» SUPPLIED INFORMATION:
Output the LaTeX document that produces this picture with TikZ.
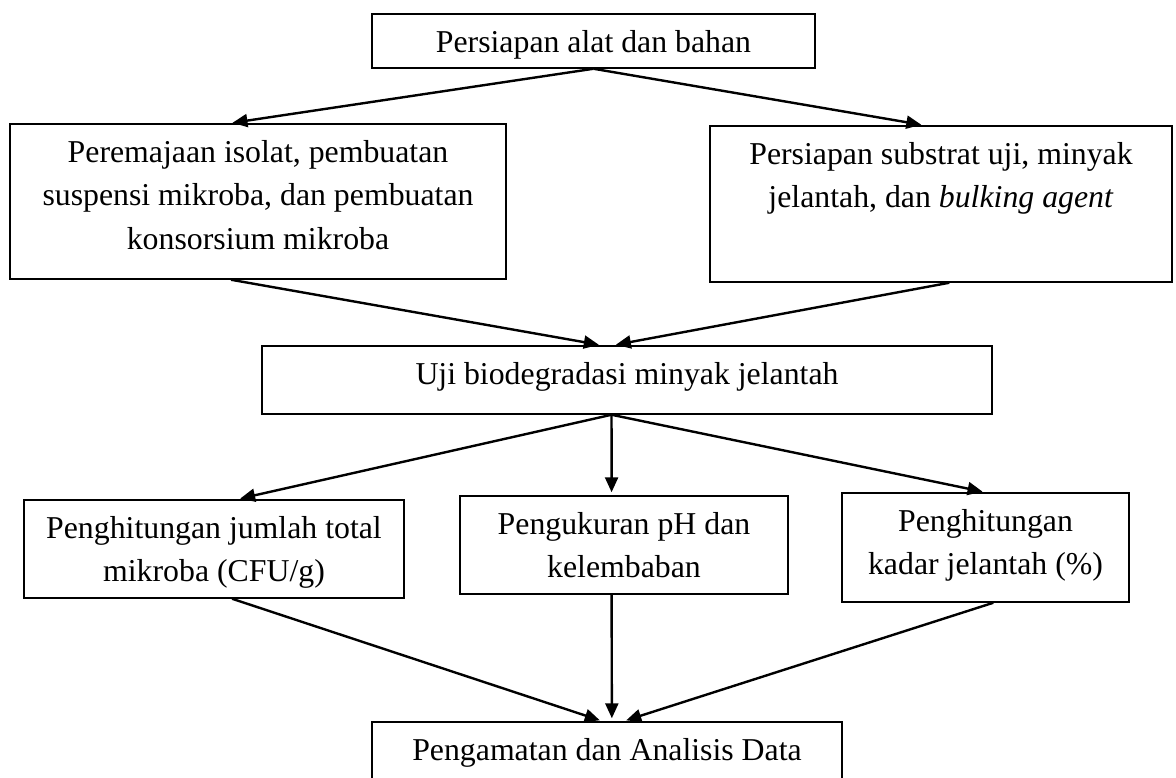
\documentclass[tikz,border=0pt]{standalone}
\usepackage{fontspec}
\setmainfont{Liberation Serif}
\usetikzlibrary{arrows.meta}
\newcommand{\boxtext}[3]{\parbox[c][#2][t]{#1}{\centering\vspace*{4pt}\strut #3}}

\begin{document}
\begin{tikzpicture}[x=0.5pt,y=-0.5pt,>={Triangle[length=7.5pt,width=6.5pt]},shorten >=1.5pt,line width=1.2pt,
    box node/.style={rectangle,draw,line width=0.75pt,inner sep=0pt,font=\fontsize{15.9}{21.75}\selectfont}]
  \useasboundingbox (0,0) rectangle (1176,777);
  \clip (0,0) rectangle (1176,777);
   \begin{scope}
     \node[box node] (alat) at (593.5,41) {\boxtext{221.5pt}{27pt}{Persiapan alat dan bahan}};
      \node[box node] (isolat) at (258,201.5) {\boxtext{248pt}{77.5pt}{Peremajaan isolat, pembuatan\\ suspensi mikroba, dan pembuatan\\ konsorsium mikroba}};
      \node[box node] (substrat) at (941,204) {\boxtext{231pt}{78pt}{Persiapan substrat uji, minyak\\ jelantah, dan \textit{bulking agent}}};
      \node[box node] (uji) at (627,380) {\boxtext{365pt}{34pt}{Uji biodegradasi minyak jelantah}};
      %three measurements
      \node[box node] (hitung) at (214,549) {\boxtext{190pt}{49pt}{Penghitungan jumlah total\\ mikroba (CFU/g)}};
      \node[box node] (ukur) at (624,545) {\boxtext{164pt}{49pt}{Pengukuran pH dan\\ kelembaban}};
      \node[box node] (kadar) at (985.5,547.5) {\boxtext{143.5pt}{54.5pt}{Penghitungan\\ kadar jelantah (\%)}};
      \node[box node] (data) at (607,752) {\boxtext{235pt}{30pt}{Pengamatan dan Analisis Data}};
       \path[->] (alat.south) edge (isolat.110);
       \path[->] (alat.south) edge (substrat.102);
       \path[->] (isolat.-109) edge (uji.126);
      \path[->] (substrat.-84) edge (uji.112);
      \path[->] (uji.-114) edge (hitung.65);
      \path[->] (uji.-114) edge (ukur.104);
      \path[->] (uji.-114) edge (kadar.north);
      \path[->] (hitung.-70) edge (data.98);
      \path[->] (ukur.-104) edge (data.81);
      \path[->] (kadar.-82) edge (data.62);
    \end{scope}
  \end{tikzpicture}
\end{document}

--

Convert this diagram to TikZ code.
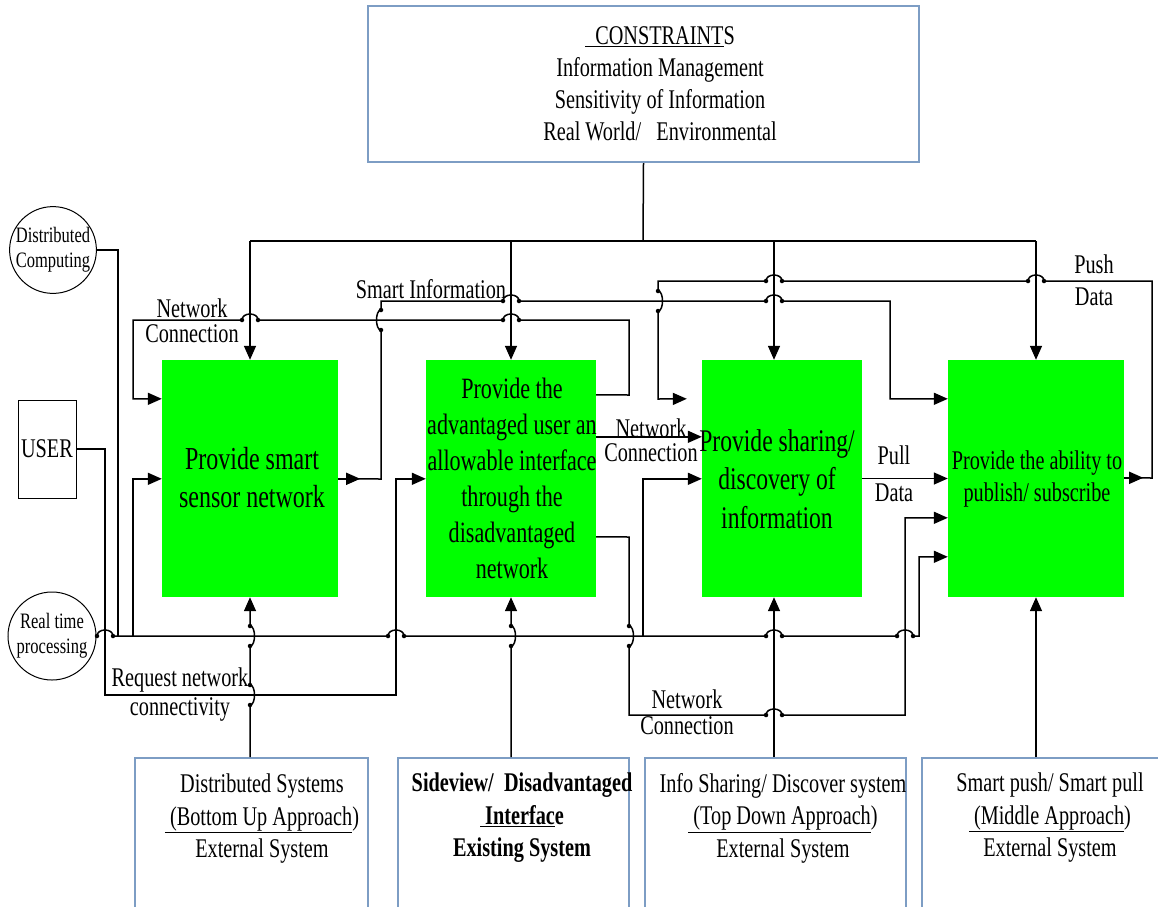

* * *

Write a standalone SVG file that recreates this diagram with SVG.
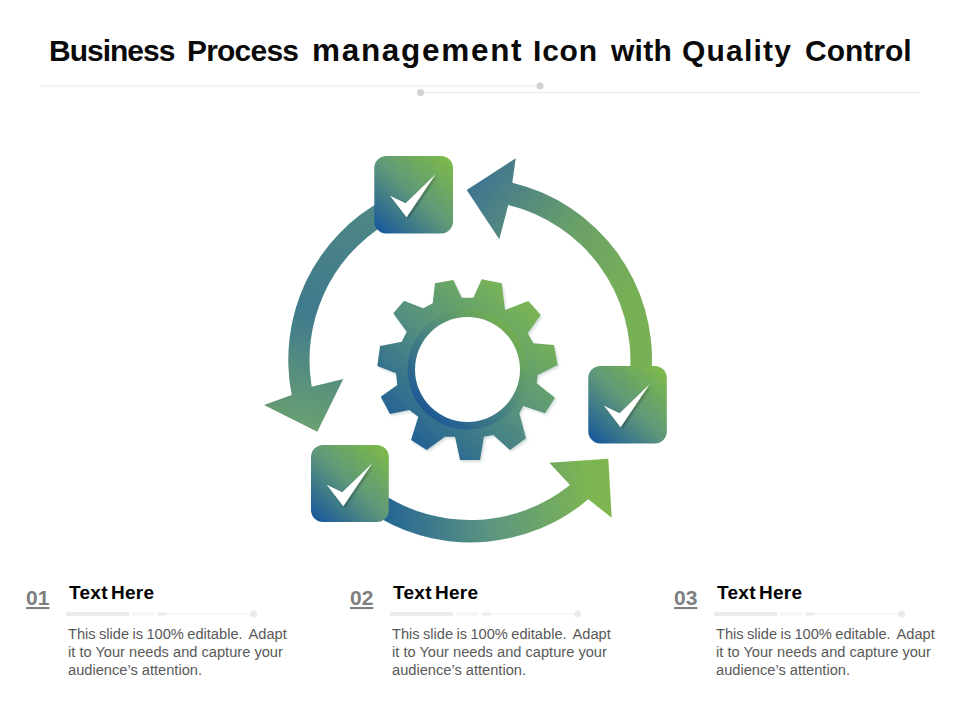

» WHAT IS EXPECTED: Filter the records for lines holding the string "diagram". Copy each one.

» COMPLETE RESPONSE:
Convert this diagram to TikZ code.
Write a standalone SVG file that recreates this diagram with SVG.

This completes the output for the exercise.